- Sir Thomas Callender
- Born: 9 April 1855 Clydeview, Partick, Scotland
- Died: 2 December 1938 (aged 83)
- Occupations: Engineer and businessman

= Thomas Octavius Callender =

Scottish electrical engineer (1855–1938)

Sir Thomas Octavius Callender (9 April 1855 – 2 December 1938) was an engineer and businessman, who promoted the electrical industry.

== Life ==

Thomas Callender born at Clydeview, Partick, Scotland, the eldest of the ten children of William Ormiston Callender of Bournemouth (1827–1908), a commission merchant, and his wife, Jean, née Marshall, the daughter of a Greenock tanner. He went to school at Greenock, in London and later at Boulogne-sur-Mer. During the Franco-Prussian War, he had to leave France and later he joined his father's company in London, where he focussed on the asphalt, paving and bitumen refining business, which his father had set up. Thomas Callender and his brother founded, in 1877, together with their father, who had acquired an interest in part in the import of bitumen from Pitch Lake, Trinidad for road-making and other waterproofing purposes. The offices were located at 150 Leadenhall Street, London, with a small refinery at Millwall, where the bitumen was landed. Large amounts of bitumen were refined and used for road-making and building purposes. Callender ensured that all impurities be removed at source, to reduce transporting costs. The company obtained many overseas road-making contracts.

On a visit to St Petersburg in 1880, Callender was impressed by opera house being lit by Yablochkov candles. To exploit the developing market for electric lighting, Callender decided to change the business towards the production of high-current insulated cables.

1881 tests on the production of insulated wire with patented vulcanized bitumen began at their new factory at Erith, Kent. 1882 Callender's Bitumen Telegraph and Waterproof Company was formed to finance the development of vulcanized bitumen. In the early 1880s, Callender invented the Callender solid system, where cables were laid in wooden troughs and embedded in bitumen.

Callender was responsible for the management of the Erith works. These supplied cables for the electric lighting of the new law courts in the Strand of London and for the Covent Garden Opera House in 1883, as well as mains cables for the growing number of electricity supply companies.

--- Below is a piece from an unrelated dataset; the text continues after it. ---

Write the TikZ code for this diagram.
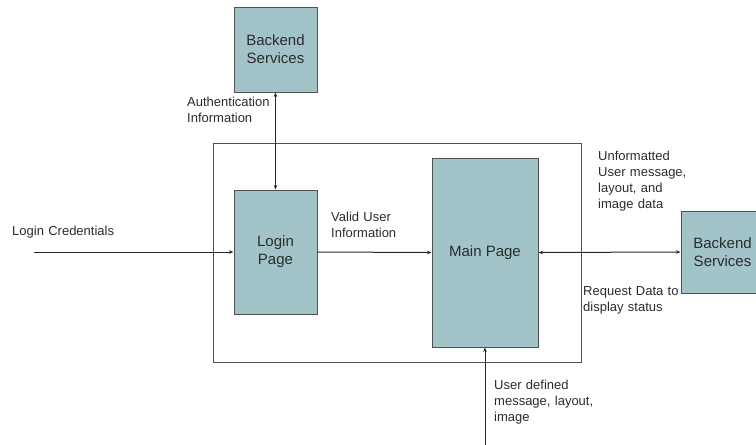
\documentclass[tikz,border=0pt]{standalone}
\usepackage{fontspec}
\setmainfont{Liberation Sans}
\usetikzlibrary{arrows.meta}

\definecolor{boxfill}{HTML}{A2C4C9}
\definecolor{boxline}{HTML}{505050}
\definecolor{inkgray}{HTML}{2B2B2B}

\tikzset{
  block/.style={draw=boxline, line width=1pt, fill=boxfill, align=center,
    text=inkgray, inner sep=0pt, font=\fontsize{15}{18}\selectfont},
  frame/.style={draw=boxline, line width=0.9pt, inner sep=0pt},
  flow/.style={draw=black!85, line width=1pt, -{Stealth[length=4.5pt,width=3.5pt]}},
  twoway/.style={draw=black!85, line width=1pt,
    {Stealth[length=4.5pt,width=3.5pt]}-{Stealth[length=4.5pt,width=3.5pt]}},
  lbl/.style={anchor=base west, inner sep=0pt, align=left, text width=104pt,
    text=inkgray, font=\fontsize{13}{16}\selectfont}
}

\begin{document}
\begin{tikzpicture}[x=1pt, y=-1pt]
  \useasboundingbox (0,0) rectangle (756,445);
  \clip (0,0) rectangle (756,445);

  % enclosing frame of the client application
  \node[frame, minimum width=368pt, minimum height=219pt] (app) at (397,252.5) {};

  % blocks
  \node[block, minimum width=83pt, minimum height=85pt] (authsrv) at (275.5,49.5) {Backend\\Services};
  \node[block, minimum width=83pt, minimum height=124pt] (login) at (275.5,252) {Login\\Page};
  \node[block, minimum width=106pt, minimum height=189pt] (main) at (485,252.5) {Main Page};
  \node[block, minimum width=83pt, minimum height=82pt] (datasrv) at (722.5,252) {Backend\\Services};

  % free ends of the outside inputs
  \coordinate (credin) at (34,252);
  \coordinate (userin) at (485,447);

  % connectors
  \draw[flow] (credin) -- (login.west);
  \draw[twoway] (authsrv.south) -- (login.north);
  \draw[flow] (login.east) -- (main.west);
  \draw[twoway] (main.east) -- (datasrv.west);
  \draw[flow] (userin) -- (main.south);

  % labels
  \node[lbl] (lcred) at (12,235) {Login Credentials};
  \node[lbl] (lauth) at (187,106) {Authentication\\Information};
  \node[lbl] (lvalid) at (331,221) {Valid User\\Information};
  \node[lbl] (lunfmt) at (598,160) {Unformatted\\User message,\\layout, and\\image data};
  \node[lbl] (lreq) at (583,295) {Request Data to\\display status};
  \node[lbl] (luser) at (494,389) {User defined\\message, layout,\\image};
\end{tikzpicture}
\end{document}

In 1891, the company introduced an underground electric haulage system at the Abercanaid colliery, Merthyr Tydfil, and, in the same year, it obtained its first tramways order, which was soon followed by the first electrified underground railway.

In 1896, he set-up his own company, Callender's Cable & Construction Company Limited, which became later British Insulated Callender's Cables (BICC). Callender's, for example, constructed the 132 kV crossing of the Thames at Dagenham with overhead cables spanning 3060 feet between two 487 ft towers allowing 250 ft clearance for shipping. With Callender as managing director, a position he kept until his death, the company was well placed to exploit the quick expansion in the application of electricity.

From 1904, significant cabling projects were conducted in India, for electricity supply and tramways. India was one of Callenders' most important markets; Callender stayed in close contact with important operations wherever possible; thus he proposed setting up permanent offices in India. Around 1902, the company provided the electrification of the metropolitan tramways in London, a seven-year contract, which was completed in 1909.

In 1913, the General Post Office began to order large amounts of telephone cables. In 1918, Thomas Callender was knighted. When the Vickers group was reorganised in 1929, Callendar obtained their shares in W. T. Glover and Co. Some shares later went to W. T. Henleys Telegraph Works Co and British Insulated Cables.

In 1930, he began discussions with the directors of British Insulated Cables on prospects for closer co-operation between the two companies, which eventually merged in 1945. He was a member of the Institution of Electrical Engineers and a director of several power companies. He died at Bidborough Court near Tunbridge Wells, Kent, aged 83.

== Honors ==
The steam locomotive Sir Tom of BICC in Kent, which is now at the Threlkeld Quarry and Mining Museum, is named after him.